[Task goal] Without the pictures, write out all the lines below exactly as they appear.

[Start of Given data]

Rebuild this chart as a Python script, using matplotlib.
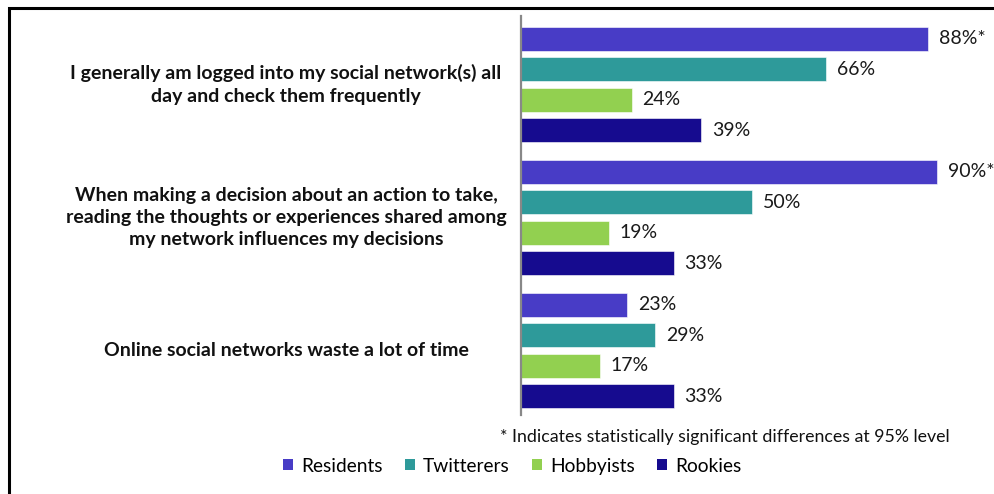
import numpy as np
import matplotlib
matplotlib.use('Agg')
from matplotlib import pyplot as plt
from matplotlib.patches import Rectangle, Patch

plt.rcParams['font.family'] = ['Lato', 'DejaVu Sans']

statements = [
    'I generally am logged into my social network(s) all\nday and check them frequently',
    'When making a decision about an action to take,\nreading the thoughts or experiences shared among\nmy network influences my decisions',
    'Online social networks waste a lot of time',
]
segments = ['Residents', 'Twitterers', 'Hobbyists', 'Rookies']
colors = ['#483cc6', '#2e9a9a', '#92d050', '#160b8f']

residents = [88, 90, 23]
twitterers = [66, 50, 29]
hobbyists = [24, 19, 17]
rookies = [39, 33, 33]
significant = [[True, False, False, False],
               [True, False, False, False],
               [False, False, False, False]]

footnote = '* Indicates statistically significant differences at 95% level'

values = [residents, twitterers, hobbyists, rookies]

fig = plt.figure(figsize=(9.94, 4.94), dpi=100)
W, H = 994, 494
ax = fig.add_axes([521 / W, 1 - 415 / H, 462.5 / W, 399 / H])

step = 0.2293
bar_h = 0.177
for j, seg in enumerate(segments):
    ys = np.arange(len(statements)) + (j - 1.5) * step + 0.015
    ax.barh(ys, values[j], height=bar_h, color=colors[j], edgecolor='#ffffff',
            linewidth=0.4, label=seg)
    for i, v in enumerate(values[j]):
        txt = f'{v}%' + ('*' if significant[i][j] else '')
        ax.text(v + 2.3, ys[i], txt, va='center', ha='left', fontsize=14,
                color='#1a1a1a')

ax.set_xlim(0, 100)
ax.set_ylim(len(statements) - 0.5, -0.5)
for s in ['top', 'right', 'bottom']:
    ax.spines[s].set_visible(False)
ax.spines['left'].set_color('#888888')
ax.spines['left'].set_linewidth(1.6)
ax.set_xticks([])
ax.set_yticks([])

# statement labels, centred in the left column
for i, label in enumerate(statements):
    y_fig = 1 - (16 + 133 * (i + 0.5) + 2) / H
    fig.text(286 / W, y_fig, label, ha='center', va='center',
             multialignment='center', fontsize=14, fontweight='bold',
             linespacing=1.38, color='#111111')

fig.text(950 / W, 1 - 437 / H, footnote, ha='right', va='center',
         fontsize=12.8, color='#111111')

handles = [Patch(facecolor=c, edgecolor='none') for c in colors]
fig.legend(handles, segments, loc='center', bbox_to_anchor=(512 / W, 1 - 466 / H),
           ncol=4, frameon=False, fontsize=13.8, handlelength=0.55, handleheight=0.55,
           columnspacing=1.15, handletextpad=0.4)

# outer frame
fig.patches.append(Rectangle((8.5 / W, -0.2), 2.0, 1 - 8.5 / H + 0.2,
                             transform=fig.transFigure, fill=False,
                             edgecolor='black', linewidth=2.2))

fig.savefig('out.png', dpi=100)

[End of Given data]

[The result]
Rebuild this chart as a Python script, using matplotlib.
import numpy as np
import matplotlib
matplotlib.use('Agg')
from matplotlib import pyplot as plt
from matplotlib.patches import Rectangle, Patch

plt.rcParams['font.family'] = ['Lato', 'DejaVu Sans']

statements = [
    'I generally am logged into my social network(s) all\nday and check them frequently',
    'When making a decision about an action to take,\nreading the thoughts or experiences shared among\nmy network influences my decisions',
    'Online social networks waste a lot of time',
]
segments = ['Residents', 'Twitterers', 'Hobbyists', 'Rookies']
colors = ['#483cc6', '#2e9a9a', '#92d050', '#160b8f']

residents = [88, 90, 23]
twitterers = [66, 50, 29]
hobbyists = [24, 19, 17]
rookies = [39, 33, 33]
significant = [[True, False, False, False],
               [True, False, False, False],
               [False, False, False, False]]

footnote = '* Indicates statistically significant differences at 95% level'

values = [residents, twitterers, hobbyists, rookies]

fig = plt.figure(figsize=(9.94, 4.94), dpi=100)
W, H = 994, 494
ax = fig.add_axes([521 / W, 1 - 415 / H, 462.5 / W, 399 / H])

step = 0.2293
bar_h = 0.177
for j, seg in enumerate(segments):
    ys = np.arange(len(statements)) + (j - 1.5) * step + 0.015
    ax.barh(ys, values[j], height=bar_h, color=colors[j], edgecolor='#ffffff',
            linewidth=0.4, label=seg)
    for i, v in enumerate(values[j]):
        txt = f'{v}%' + ('*' if significant[i][j] else '')
        ax.text(v + 2.3, ys[i], txt, va='center', ha='left', fontsize=14,
                color='#1a1a1a')

ax.set_xlim(0, 100)
ax.set_ylim(len(statements) - 0.5, -0.5)
for s in ['top', 'right', 'bottom']:
    ax.spines[s].set_visible(False)
ax.spines['left'].set_color('#888888')
ax.spines['left'].set_linewidth(1.6)
ax.set_xticks([])
ax.set_yticks([])

# statement labels, centred in the left column
for i, label in enumerate(statements):
    y_fig = 1 - (16 + 133 * (i + 0.5) + 2) / H
    fig.text(286 / W, y_fig, label, ha='center', va='center',
             multialignment='center', fontsize=14, fontweight='bold',
             linespacing=1.38, color='#111111')

fig.text(950 / W, 1 - 437 / H, footnote, ha='right', va='center',
         fontsize=12.8, color='#111111')

handles = [Patch(facecolor=c, edgecolor='none') for c in colors]
fig.legend(handles, segments, loc='center', bbox_to_anchor=(512 / W, 1 - 466 / H),
           ncol=4, frameon=False, fontsize=13.8, handlelength=0.55, handleheight=0.55,
           columnspacing=1.15, handletextpad=0.4)

# outer frame
fig.patches.append(Rectangle((8.5 / W, -0.2), 2.0, 1 - 8.5 / H + 0.2,
                             transform=fig.transFigure, fill=False,
                             edgecolor='black', linewidth=2.2))

fig.savefig('out.png', dpi=100)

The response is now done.